Task prompt: Only the lines from the start of the data through the line containing "(modelT) at (1082,22)" should be written out, exactly as they are, with both ends included and the pictures left out.

Data lines:
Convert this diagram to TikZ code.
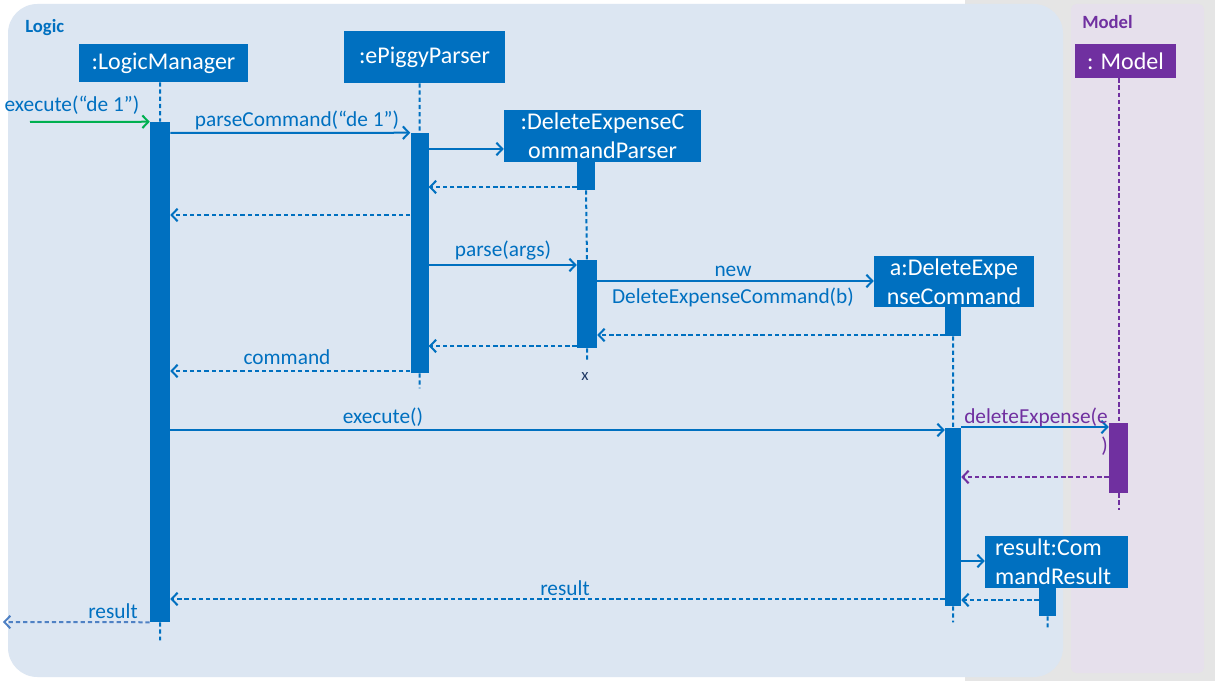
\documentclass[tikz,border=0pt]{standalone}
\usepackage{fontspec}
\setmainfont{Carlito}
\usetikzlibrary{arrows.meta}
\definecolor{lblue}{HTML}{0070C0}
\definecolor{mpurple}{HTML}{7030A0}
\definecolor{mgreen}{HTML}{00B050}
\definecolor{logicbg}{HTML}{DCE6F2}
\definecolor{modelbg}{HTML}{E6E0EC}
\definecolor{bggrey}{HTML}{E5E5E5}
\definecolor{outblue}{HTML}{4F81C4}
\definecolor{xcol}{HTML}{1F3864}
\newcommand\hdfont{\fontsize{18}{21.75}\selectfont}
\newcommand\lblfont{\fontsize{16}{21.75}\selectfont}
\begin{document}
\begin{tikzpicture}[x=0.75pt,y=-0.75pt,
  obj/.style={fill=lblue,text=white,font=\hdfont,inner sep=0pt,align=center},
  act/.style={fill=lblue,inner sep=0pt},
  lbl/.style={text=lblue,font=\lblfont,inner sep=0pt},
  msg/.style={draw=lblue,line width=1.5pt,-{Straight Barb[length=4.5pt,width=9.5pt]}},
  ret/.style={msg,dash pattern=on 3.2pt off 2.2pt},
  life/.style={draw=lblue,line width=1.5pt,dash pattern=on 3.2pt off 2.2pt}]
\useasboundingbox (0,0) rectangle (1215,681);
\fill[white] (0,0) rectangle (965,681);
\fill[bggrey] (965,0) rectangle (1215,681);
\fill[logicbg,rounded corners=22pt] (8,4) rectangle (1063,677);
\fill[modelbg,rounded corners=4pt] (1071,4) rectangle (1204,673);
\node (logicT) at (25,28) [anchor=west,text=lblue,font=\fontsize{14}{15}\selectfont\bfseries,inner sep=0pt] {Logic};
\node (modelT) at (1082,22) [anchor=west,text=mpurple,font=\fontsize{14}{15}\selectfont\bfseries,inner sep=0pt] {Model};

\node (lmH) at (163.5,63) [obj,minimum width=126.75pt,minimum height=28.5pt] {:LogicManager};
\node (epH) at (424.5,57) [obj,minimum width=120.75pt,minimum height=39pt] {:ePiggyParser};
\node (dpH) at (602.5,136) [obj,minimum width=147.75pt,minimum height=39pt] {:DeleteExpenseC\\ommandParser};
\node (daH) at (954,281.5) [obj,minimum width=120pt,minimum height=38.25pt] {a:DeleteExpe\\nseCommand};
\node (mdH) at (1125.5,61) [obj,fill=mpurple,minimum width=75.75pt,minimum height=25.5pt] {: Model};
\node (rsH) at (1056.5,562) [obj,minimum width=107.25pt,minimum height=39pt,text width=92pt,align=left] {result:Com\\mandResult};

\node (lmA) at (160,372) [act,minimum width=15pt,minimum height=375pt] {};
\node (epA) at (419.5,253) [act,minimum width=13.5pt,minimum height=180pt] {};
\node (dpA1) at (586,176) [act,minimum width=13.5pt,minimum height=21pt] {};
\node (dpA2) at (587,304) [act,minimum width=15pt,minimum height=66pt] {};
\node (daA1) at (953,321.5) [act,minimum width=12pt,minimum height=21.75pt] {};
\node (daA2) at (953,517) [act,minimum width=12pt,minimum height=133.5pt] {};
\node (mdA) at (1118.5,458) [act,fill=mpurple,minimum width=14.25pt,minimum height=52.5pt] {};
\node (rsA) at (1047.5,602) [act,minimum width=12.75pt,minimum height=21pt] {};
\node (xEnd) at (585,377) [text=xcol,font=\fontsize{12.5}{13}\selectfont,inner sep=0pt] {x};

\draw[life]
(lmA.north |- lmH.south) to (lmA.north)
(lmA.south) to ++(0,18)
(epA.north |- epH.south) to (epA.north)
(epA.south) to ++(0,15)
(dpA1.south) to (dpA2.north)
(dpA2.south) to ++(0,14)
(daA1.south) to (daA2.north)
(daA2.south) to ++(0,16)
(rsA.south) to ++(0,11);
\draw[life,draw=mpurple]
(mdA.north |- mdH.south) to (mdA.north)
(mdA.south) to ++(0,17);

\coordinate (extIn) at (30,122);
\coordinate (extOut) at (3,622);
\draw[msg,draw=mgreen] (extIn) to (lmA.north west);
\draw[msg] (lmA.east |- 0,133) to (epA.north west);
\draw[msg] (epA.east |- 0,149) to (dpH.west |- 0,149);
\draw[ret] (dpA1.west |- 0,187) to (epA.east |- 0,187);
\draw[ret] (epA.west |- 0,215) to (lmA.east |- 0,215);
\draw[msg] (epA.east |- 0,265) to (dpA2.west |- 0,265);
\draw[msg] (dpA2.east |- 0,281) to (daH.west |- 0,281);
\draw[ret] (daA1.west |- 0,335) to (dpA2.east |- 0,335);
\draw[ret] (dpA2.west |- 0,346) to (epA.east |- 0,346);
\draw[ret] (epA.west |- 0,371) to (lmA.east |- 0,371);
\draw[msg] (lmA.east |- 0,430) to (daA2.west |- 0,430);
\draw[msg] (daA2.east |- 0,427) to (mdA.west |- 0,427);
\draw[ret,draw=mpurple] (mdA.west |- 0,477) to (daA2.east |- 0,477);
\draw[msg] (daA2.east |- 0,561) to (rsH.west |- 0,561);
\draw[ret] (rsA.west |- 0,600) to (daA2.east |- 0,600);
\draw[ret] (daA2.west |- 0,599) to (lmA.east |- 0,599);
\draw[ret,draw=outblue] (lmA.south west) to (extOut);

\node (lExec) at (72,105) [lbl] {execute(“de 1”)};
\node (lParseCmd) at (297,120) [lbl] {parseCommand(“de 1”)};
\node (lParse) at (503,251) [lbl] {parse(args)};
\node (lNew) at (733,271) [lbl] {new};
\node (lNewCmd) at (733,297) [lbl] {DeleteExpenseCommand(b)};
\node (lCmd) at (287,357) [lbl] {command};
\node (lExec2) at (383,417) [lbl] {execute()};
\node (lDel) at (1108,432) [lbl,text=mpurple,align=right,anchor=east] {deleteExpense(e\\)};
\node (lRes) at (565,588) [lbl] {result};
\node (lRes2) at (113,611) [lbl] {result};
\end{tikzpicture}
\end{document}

Response:
Convert this diagram to TikZ code.
\documentclass[tikz,border=0pt]{standalone}
\usepackage{fontspec}
\setmainfont{Carlito}
\usetikzlibrary{arrows.meta}
\definecolor{lblue}{HTML}{0070C0}
\definecolor{mpurple}{HTML}{7030A0}
\definecolor{mgreen}{HTML}{00B050}
\definecolor{logicbg}{HTML}{DCE6F2}
\definecolor{modelbg}{HTML}{E6E0EC}
\definecolor{bggrey}{HTML}{E5E5E5}
\definecolor{outblue}{HTML}{4F81C4}
\definecolor{xcol}{HTML}{1F3864}
\newcommand\hdfont{\fontsize{18}{21.75}\selectfont}
\newcommand\lblfont{\fontsize{16}{21.75}\selectfont}
\begin{document}
\begin{tikzpicture}[x=0.75pt,y=-0.75pt,
  obj/.style={fill=lblue,text=white,font=\hdfont,inner sep=0pt,align=center},
  act/.style={fill=lblue,inner sep=0pt},
  lbl/.style={text=lblue,font=\lblfont,inner sep=0pt},
  msg/.style={draw=lblue,line width=1.5pt,-{Straight Barb[length=4.5pt,width=9.5pt]}},
  ret/.style={msg,dash pattern=on 3.2pt off 2.2pt},
  life/.style={draw=lblue,line width=1.5pt,dash pattern=on 3.2pt off 2.2pt}]
\useasboundingbox (0,0) rectangle (1215,681);
\fill[white] (0,0) rectangle (965,681);
\fill[bggrey] (965,0) rectangle (1215,681);
\fill[logicbg,rounded corners=22pt] (8,4) rectangle (1063,677);
\fill[modelbg,rounded corners=4pt] (1071,4) rectangle (1204,673);
\node (logicT) at (25,28) [anchor=west,text=lblue,font=\fontsize{14}{15}\selectfont\bfseries,inner sep=0pt] {Logic};
\node (modelT) at (1082,22) [anchor=west,text=mpurple,font=\fontsize{14}{15}\selectfont\bfseries,inner sep=0pt] {Model};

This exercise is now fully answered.